In Olympic weightlifting, participants compete in two lifts, the snatch and the clean and jerk. Both movements start with the bar on the ground. The snatch is one movement, where the lifter pops the bar over their head. The clean and jerk is a two-part movement, where the lifter lifts the bar as high as possible, drops into a squat, then propels the bar upward over their shoulders.
It requires — more than brute strength — speed, agility and balance.
“A lot of people, when they think of Olympic weight lifting, they think of big, huge dudes,” Huston said.
But Team Highlander is mostly girls, which may come as a bit of a surprise to some people.
“It helps with my swimming and water polo,” Benson said. “I just feel so much stronger. It’s great being able to be strong and just in swimming, polo and daily life. I love it.”
Benson has been competing in Olympic weight lifting for less than a year. With her performance at the Capitol City Championships earlier this month in Olympia, Benson qualified for youth nationals. She lifted 60 kilograms in the snatch and 65 kg in the clean and jerk.

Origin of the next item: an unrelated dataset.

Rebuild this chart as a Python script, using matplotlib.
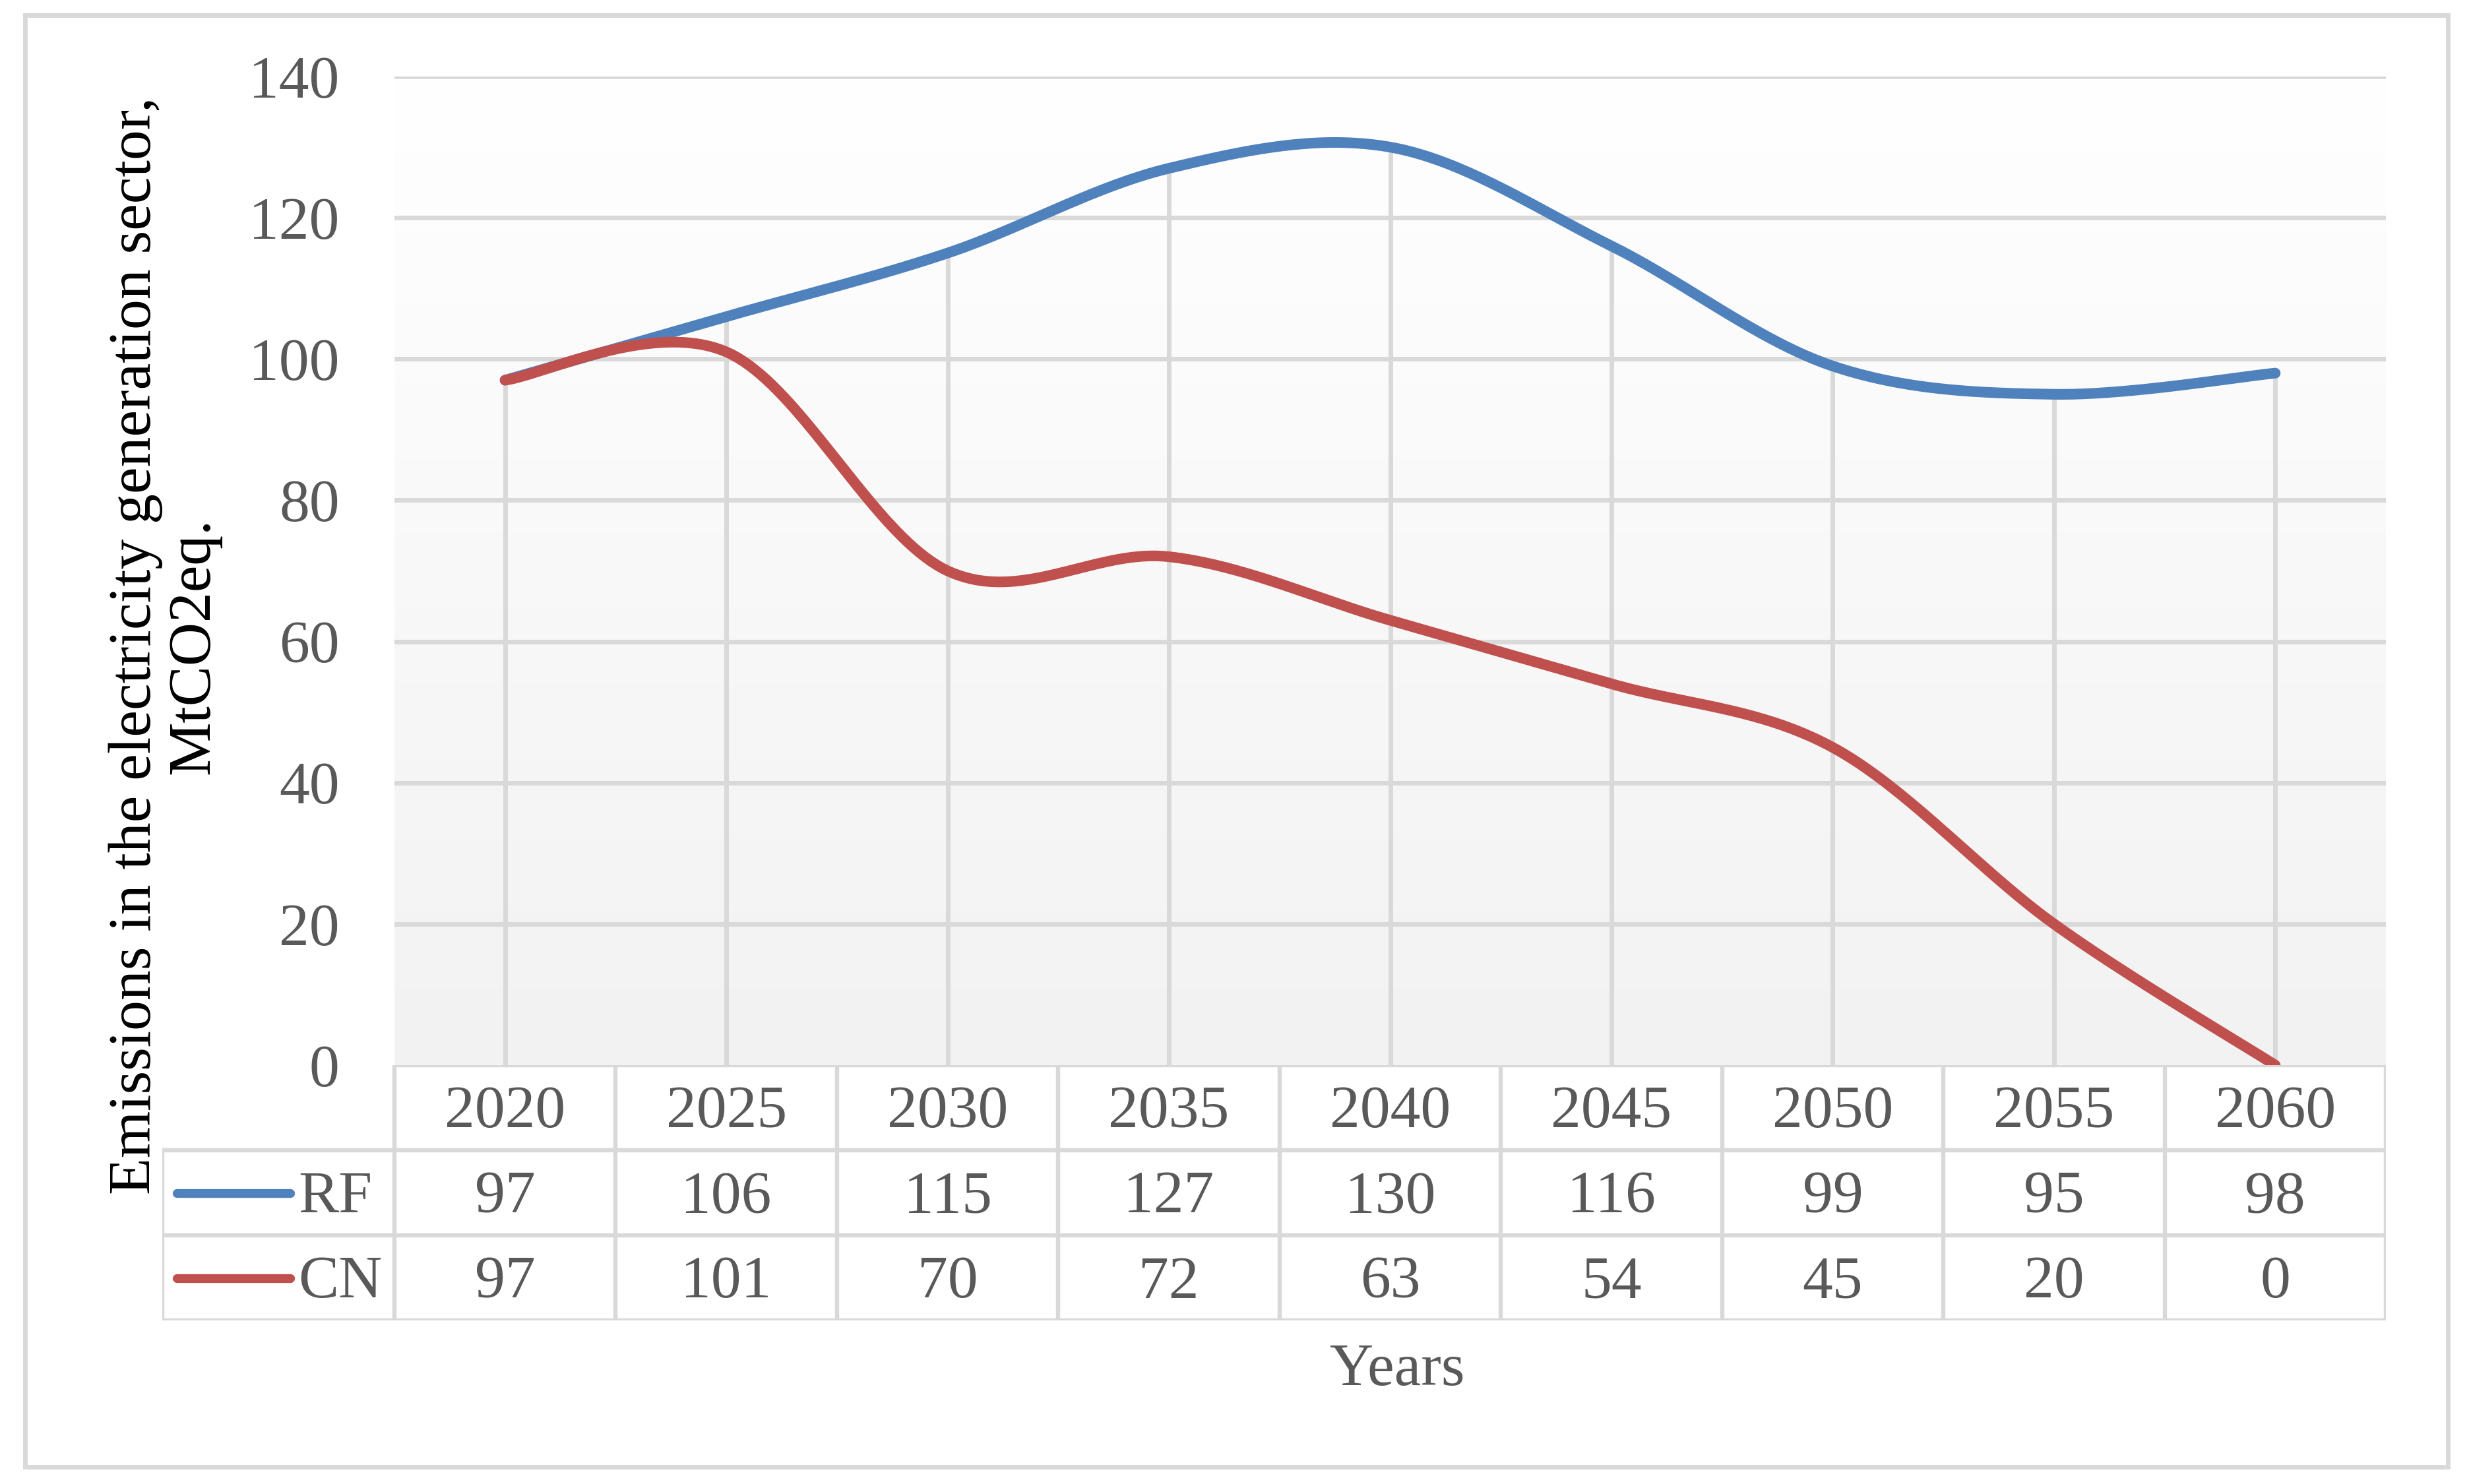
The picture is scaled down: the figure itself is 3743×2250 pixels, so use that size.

When Benson first started lifting, she could only lift 30 kg in the snatch. In a year, she has managed to double the weight.
She works really hard. That’s not usual for someone her age. She has an insanely good work ethic. She is very consistent. She’s really committed. She’s just kind of a natural for weight lifting. She’s really aggressive and she enjoys it.
Aaron Huston, Team Highlander weightlifting coach
“She works really hard,” Huston said. “That’s not usual for someone her age. She has an insanely good work ethic. She is very consistent. She’s really committed. She’s just kind of a natural for weight lifting. She’s really aggressive and she enjoys it.”
For Benson, weightlifting has become a big part of her life and her identity.
“It’s a challenge, it’s something you get to overcome,” Benson said. “Every time you come to practice, you get to do something and you feel like you’ve accomplished something every time you leave. Whether it’s just getting better at a technique or lifting heavier weights.”
Benson has a fun way of measuring her progress: By colors, instead of by weight.
The plates for Olympic weightlifting come in a variety of colors — green, yellow, blue and red. Another color combination on the rack means Benson has reached a new goal.
“The plates are really pretty,” Benson said with a laugh. “The numbers are cool, but the colors are even cooler.”
The team, which is a passion project for Huston more than anything, has continued to grow. He’d like to see it keep growing, but wants to keep it confined to athletes with the right approach.
“We keep it to athletes who are wanting to train at a really high level,” Huston said. “I don’t have any desire to grow it so there’s athletes here who are not wanting to train hard. All the athletes here work hard. It’s not a big money making venture. I enjoy coaching these guys because they work so hard. That inspires me.”